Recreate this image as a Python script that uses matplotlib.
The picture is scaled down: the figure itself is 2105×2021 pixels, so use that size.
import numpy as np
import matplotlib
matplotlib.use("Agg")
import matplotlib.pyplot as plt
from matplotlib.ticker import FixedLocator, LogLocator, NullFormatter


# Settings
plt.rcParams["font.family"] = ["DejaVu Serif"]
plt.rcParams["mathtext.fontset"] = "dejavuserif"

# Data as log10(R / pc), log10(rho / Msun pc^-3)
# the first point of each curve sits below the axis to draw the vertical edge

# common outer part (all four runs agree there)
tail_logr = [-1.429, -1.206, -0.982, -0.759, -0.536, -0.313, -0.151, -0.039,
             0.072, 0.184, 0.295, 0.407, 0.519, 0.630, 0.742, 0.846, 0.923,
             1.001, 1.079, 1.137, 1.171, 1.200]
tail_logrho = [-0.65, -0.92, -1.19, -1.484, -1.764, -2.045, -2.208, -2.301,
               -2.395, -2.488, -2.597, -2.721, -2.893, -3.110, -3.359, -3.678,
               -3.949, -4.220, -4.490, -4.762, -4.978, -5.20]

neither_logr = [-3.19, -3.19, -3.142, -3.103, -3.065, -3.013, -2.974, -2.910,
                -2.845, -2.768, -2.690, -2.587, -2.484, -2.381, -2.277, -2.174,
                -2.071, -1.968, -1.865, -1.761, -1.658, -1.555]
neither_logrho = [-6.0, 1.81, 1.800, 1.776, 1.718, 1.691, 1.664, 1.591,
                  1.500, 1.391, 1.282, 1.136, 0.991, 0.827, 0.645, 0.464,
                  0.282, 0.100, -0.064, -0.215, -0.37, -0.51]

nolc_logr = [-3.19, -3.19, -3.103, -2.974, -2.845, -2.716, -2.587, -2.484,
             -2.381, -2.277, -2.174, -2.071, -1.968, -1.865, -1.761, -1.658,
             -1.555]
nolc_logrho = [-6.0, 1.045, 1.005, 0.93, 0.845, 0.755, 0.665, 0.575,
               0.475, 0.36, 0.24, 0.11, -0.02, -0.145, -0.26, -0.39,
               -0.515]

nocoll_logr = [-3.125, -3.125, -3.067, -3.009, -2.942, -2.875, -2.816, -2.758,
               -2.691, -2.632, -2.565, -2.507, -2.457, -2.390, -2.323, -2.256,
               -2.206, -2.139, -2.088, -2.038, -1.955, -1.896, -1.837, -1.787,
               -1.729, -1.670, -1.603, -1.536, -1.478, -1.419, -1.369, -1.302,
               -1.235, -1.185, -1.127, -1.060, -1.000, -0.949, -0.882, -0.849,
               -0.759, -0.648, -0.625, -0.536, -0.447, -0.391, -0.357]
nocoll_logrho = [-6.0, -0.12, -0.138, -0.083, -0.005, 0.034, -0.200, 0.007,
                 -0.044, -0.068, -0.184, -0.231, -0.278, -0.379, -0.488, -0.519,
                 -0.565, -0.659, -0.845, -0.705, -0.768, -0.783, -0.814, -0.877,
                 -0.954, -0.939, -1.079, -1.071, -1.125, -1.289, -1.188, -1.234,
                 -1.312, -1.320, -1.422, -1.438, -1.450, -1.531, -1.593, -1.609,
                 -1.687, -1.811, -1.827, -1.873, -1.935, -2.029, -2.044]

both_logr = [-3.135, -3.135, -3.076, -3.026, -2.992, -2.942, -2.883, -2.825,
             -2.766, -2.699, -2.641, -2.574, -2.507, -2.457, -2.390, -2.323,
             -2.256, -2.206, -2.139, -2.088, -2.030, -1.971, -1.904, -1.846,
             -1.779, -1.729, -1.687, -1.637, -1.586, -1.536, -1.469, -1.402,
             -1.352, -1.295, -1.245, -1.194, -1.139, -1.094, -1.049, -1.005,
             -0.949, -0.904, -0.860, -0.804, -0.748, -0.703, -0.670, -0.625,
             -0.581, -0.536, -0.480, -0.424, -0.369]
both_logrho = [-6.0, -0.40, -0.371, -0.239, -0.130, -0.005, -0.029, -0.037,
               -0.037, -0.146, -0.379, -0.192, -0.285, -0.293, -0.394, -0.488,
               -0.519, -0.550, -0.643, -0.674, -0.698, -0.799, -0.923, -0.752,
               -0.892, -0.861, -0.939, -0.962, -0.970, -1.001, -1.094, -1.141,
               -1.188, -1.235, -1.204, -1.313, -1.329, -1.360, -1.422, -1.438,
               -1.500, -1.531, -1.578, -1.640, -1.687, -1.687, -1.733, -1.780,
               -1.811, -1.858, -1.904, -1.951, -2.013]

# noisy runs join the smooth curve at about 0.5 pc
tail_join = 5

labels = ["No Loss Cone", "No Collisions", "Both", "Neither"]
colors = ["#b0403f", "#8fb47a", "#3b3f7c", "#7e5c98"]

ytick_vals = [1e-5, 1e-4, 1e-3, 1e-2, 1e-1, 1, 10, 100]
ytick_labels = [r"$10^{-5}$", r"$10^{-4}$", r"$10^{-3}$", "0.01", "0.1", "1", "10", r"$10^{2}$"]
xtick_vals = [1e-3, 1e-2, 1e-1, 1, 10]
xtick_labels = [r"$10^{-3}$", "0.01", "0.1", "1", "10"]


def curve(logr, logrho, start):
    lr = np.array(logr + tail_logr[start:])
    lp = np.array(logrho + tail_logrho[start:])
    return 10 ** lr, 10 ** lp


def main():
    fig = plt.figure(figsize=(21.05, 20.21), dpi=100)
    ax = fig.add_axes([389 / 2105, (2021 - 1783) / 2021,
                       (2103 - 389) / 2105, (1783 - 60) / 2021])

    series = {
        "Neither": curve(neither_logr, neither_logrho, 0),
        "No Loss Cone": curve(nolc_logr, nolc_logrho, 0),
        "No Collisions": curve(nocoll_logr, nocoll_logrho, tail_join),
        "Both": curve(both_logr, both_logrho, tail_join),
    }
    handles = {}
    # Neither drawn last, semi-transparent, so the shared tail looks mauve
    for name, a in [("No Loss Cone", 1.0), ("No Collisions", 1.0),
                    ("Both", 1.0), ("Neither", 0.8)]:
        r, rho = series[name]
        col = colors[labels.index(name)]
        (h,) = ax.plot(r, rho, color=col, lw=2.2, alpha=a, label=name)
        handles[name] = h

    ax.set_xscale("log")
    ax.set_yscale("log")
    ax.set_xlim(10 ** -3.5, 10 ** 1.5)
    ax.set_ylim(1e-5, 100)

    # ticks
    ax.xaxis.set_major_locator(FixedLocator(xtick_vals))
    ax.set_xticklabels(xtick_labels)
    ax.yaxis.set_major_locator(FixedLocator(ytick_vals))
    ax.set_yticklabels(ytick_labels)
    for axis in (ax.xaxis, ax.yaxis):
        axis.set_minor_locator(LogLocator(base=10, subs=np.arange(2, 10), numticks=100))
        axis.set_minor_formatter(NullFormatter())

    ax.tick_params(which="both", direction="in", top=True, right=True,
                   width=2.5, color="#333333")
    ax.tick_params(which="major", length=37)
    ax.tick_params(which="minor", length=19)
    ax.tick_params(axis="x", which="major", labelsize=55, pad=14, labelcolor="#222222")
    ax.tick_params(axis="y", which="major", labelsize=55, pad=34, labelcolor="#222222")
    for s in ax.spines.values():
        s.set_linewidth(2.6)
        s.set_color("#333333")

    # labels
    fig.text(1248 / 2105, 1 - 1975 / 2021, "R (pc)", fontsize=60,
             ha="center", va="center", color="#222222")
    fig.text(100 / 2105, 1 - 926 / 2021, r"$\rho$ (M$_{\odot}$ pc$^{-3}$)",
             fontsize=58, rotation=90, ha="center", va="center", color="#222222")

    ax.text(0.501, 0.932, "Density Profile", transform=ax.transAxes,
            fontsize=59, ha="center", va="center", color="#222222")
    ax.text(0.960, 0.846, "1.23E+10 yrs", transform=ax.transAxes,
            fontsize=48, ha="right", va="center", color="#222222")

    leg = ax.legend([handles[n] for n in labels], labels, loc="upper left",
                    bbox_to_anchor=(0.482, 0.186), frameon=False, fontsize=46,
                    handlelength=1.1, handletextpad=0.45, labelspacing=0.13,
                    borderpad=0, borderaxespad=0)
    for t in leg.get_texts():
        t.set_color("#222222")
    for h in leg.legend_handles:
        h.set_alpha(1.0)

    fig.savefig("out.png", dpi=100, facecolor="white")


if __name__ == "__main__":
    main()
# # # #
◆ **REQUIRED WORK**
The word "figure" may appear on some lines. Report how many lines hold it, giving the number alone.

◆ **ANSWER FOR THE TASK**
2